Mark IV announced in March that it was engaged in talks to buy Vapor but later it indicated those negotiations had broken off. The acquisition is a friendly arrangement because Brunswick, based in Skokie, Ill., is facing financial problems and needs a cash infusion, Brunswick has said.

"We are encouraged by the long-term growth opportunities we see in the domestic and international mass transit markets over the balance of the decade, and we believe Vapor is well positioned, through its relationships with the major railcar and bus vehicle builders, to effectively serve both North American and European markets," Sal H. Alfiero, Mark IV's chairman, said in a prepared statement.

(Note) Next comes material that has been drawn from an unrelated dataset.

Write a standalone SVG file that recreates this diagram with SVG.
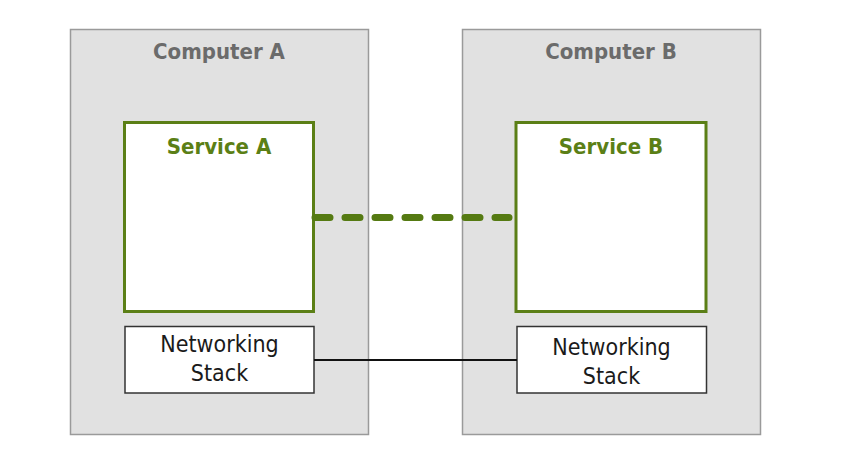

With annual sales of $66 million, Vapor is North America's largest manufacturer of door systems for subway cars, buses and railcars. The Vapor acquisition will boost Mark IV's annual revenues to well over $1 billion.

"The purchase of Vapor Corp. is consistent with our stated program to achieve critical mass in certain of our business groups, through acquisition and internal growth," Alfiero said. He also noted that with the addition of Vapor, annual sales for Mark IV's mass transit and passenger information division will total $174 million.

Vapor's door systems will complement several products manufacturered by other Mark IV subsidiaries, including electromagnetic information display systems and components made by Ferranti-Packard Electronics, traffic signals and controllers manufactured by Automatic Signal and Eagle Signal, large-scale reflective traffic displays produced by the Interstate Highway Company, and the Luminator and Luminator-Lawo-Europa divisions.

Alfiero explained that transportation-related companies like Vapor are good investments because the transit industry is recession proof.

"Domestically, the transit industry is not closely related to the economic cycle, but is dependent upon state, local and federal government funding," he said. "Significant growth is being forecast for the public transit market due tothe need to conserve energy, rebuild and expand our country's infrastructure andreduce pollution, congestion, gridlock and travel time."

Alfiero added: "Public mass transit is expected to be a beneficiary of a portion of the infrastructure allocation from the new gasoline tax." The current federal budget includes a 7 percent increase in funding for mass transit.

Outside the United States, subways, trams and buses are more a part of everyday life because of significantly higher fuel costs. Thus, "the replacement, upgrade and retrofit markets are fueling growth at an accelerated rate," Alfiero said.

Mark IV's acquisition of Vapor is its first transportation-related expansion this year. Four of the other companies are involved in audio equipment and one manufactures garden hoses.